A set of metal sculptures from 2019 called Song Unsung dramatize these issues with startling clarity. They comprise faces made up of metal bands, giving them the appearance of bound or imprisoned figures. Before the possibly bared or barred mouth of each hangs a microphone. The artist tells us that this work represents a way of coming to terms with the genealogy of torture. Undecidable is whether it is the denial of speech that these faces signify or the forced confessions of torture. The uncomfortable but not dissonant coming together of free and forced speech, as of Gandhi and Ambedkar in an earlier work, is also true of the migrant’s freedom and compulsion as we have seen.
Is confession preferable or silence? Does the republic represent freedom or fear? Perhaps the choice is not ours to make. Riyas Komu’s work rehearses these impossible alternatives, or rather their ceaseless struggle which he suggests is what gives shape to our public and private lives.
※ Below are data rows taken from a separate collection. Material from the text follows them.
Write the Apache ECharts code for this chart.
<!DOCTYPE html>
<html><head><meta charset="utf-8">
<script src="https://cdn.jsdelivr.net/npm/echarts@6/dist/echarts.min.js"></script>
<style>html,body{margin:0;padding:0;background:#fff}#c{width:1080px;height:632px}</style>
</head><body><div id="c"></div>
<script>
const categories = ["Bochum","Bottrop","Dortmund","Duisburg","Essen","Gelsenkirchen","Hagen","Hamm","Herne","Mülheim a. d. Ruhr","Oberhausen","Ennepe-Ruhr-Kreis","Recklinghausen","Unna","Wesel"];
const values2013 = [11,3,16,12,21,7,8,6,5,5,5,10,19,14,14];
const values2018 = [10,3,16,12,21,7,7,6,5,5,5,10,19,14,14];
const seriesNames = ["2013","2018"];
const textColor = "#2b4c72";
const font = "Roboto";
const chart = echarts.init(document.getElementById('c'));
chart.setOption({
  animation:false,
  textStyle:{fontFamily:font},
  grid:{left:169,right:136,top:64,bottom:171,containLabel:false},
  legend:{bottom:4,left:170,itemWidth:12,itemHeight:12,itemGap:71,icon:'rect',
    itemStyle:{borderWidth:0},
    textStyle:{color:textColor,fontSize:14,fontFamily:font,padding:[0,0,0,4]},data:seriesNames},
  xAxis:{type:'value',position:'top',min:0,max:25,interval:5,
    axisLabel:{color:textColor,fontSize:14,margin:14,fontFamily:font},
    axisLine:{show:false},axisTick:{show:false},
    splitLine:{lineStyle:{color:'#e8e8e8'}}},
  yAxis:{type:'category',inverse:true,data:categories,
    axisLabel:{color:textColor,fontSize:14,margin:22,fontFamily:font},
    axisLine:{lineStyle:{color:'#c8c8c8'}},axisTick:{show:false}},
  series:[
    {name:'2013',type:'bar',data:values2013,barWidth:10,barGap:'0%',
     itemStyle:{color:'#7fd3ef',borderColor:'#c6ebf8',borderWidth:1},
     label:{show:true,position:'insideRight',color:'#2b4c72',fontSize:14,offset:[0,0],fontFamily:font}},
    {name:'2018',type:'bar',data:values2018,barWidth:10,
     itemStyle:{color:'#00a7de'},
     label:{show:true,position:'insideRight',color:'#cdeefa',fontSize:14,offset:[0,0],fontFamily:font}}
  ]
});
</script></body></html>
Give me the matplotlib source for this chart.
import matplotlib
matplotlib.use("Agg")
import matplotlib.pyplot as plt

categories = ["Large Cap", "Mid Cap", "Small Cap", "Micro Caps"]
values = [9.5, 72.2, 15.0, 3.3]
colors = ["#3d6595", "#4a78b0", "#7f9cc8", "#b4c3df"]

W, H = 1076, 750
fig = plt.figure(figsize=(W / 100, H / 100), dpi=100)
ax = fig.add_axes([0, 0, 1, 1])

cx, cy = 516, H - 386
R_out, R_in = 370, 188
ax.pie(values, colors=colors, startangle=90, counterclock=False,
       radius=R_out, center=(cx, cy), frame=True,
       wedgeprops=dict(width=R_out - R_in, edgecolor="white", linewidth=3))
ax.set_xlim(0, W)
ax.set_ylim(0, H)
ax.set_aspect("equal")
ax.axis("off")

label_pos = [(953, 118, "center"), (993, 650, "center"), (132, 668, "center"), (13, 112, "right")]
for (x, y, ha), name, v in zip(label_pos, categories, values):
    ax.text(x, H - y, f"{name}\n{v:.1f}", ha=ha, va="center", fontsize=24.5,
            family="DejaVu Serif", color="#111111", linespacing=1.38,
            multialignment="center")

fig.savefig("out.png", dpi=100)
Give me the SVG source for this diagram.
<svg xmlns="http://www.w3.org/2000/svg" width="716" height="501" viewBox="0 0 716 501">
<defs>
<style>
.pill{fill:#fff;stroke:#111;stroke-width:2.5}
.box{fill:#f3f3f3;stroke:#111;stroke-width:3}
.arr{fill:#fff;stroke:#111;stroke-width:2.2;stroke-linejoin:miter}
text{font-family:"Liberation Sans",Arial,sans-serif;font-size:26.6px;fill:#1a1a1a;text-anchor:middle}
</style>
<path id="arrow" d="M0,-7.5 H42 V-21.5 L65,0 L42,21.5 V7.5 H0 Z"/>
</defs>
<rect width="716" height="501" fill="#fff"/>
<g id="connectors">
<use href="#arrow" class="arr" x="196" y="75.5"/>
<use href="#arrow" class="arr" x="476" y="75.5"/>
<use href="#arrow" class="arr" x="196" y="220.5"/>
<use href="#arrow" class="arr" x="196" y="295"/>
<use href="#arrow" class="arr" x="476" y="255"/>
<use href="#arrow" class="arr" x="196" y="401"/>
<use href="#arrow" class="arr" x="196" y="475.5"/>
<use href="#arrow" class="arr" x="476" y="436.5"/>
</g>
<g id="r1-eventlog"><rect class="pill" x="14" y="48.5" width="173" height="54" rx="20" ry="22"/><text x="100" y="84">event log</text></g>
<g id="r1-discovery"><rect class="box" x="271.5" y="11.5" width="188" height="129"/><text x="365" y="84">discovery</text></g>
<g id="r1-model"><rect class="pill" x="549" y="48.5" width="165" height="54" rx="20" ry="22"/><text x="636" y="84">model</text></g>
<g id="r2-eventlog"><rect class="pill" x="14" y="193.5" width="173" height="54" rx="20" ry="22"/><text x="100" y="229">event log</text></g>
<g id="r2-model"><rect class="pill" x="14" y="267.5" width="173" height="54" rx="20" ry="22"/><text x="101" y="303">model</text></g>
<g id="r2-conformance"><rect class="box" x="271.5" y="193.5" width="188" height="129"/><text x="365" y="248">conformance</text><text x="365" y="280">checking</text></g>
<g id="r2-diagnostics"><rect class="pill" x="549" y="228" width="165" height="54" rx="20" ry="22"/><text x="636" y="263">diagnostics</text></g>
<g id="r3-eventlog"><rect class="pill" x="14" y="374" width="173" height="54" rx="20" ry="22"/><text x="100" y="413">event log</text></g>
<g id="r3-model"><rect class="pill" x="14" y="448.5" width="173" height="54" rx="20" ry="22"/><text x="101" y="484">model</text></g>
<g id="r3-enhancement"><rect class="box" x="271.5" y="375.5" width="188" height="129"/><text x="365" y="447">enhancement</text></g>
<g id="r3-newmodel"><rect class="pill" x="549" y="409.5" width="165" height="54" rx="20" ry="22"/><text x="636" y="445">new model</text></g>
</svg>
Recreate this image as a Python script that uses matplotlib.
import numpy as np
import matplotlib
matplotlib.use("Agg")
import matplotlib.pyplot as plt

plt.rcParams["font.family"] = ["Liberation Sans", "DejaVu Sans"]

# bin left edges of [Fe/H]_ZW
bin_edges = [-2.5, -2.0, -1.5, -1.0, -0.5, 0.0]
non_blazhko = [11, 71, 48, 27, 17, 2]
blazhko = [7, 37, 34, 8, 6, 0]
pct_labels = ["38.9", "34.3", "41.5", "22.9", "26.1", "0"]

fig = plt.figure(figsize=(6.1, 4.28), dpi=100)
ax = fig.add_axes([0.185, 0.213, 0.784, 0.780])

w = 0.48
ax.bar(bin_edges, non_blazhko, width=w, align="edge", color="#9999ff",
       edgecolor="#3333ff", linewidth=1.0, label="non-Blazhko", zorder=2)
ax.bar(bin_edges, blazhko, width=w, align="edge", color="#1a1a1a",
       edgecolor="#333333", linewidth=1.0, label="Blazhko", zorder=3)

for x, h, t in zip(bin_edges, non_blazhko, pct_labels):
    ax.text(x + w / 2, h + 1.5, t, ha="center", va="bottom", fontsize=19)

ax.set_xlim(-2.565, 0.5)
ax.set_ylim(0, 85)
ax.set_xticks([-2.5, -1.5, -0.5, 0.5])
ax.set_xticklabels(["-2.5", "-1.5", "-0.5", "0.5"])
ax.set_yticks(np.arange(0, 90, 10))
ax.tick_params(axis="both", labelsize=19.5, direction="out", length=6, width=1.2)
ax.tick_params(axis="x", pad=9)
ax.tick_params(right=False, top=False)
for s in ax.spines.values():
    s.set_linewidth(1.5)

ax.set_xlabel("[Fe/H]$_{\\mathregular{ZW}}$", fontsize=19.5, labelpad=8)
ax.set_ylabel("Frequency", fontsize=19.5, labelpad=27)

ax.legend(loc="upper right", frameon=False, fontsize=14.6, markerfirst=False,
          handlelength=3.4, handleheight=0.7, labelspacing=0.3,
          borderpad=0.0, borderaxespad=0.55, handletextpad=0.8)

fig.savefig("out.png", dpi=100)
No one person, policy or principle can be made to voice any singular meaning or import. Their incompletion may be a tragedy as much as a saving grace, which is what his work on India’s constitution and its republican symbols seems to tell us. But a world of such multiple and intertwined meanings allows us room to make some of our own while escaping others in the process. It is a world not of clear-cut differences and their pluralism but of endlessly wrestled intimacies.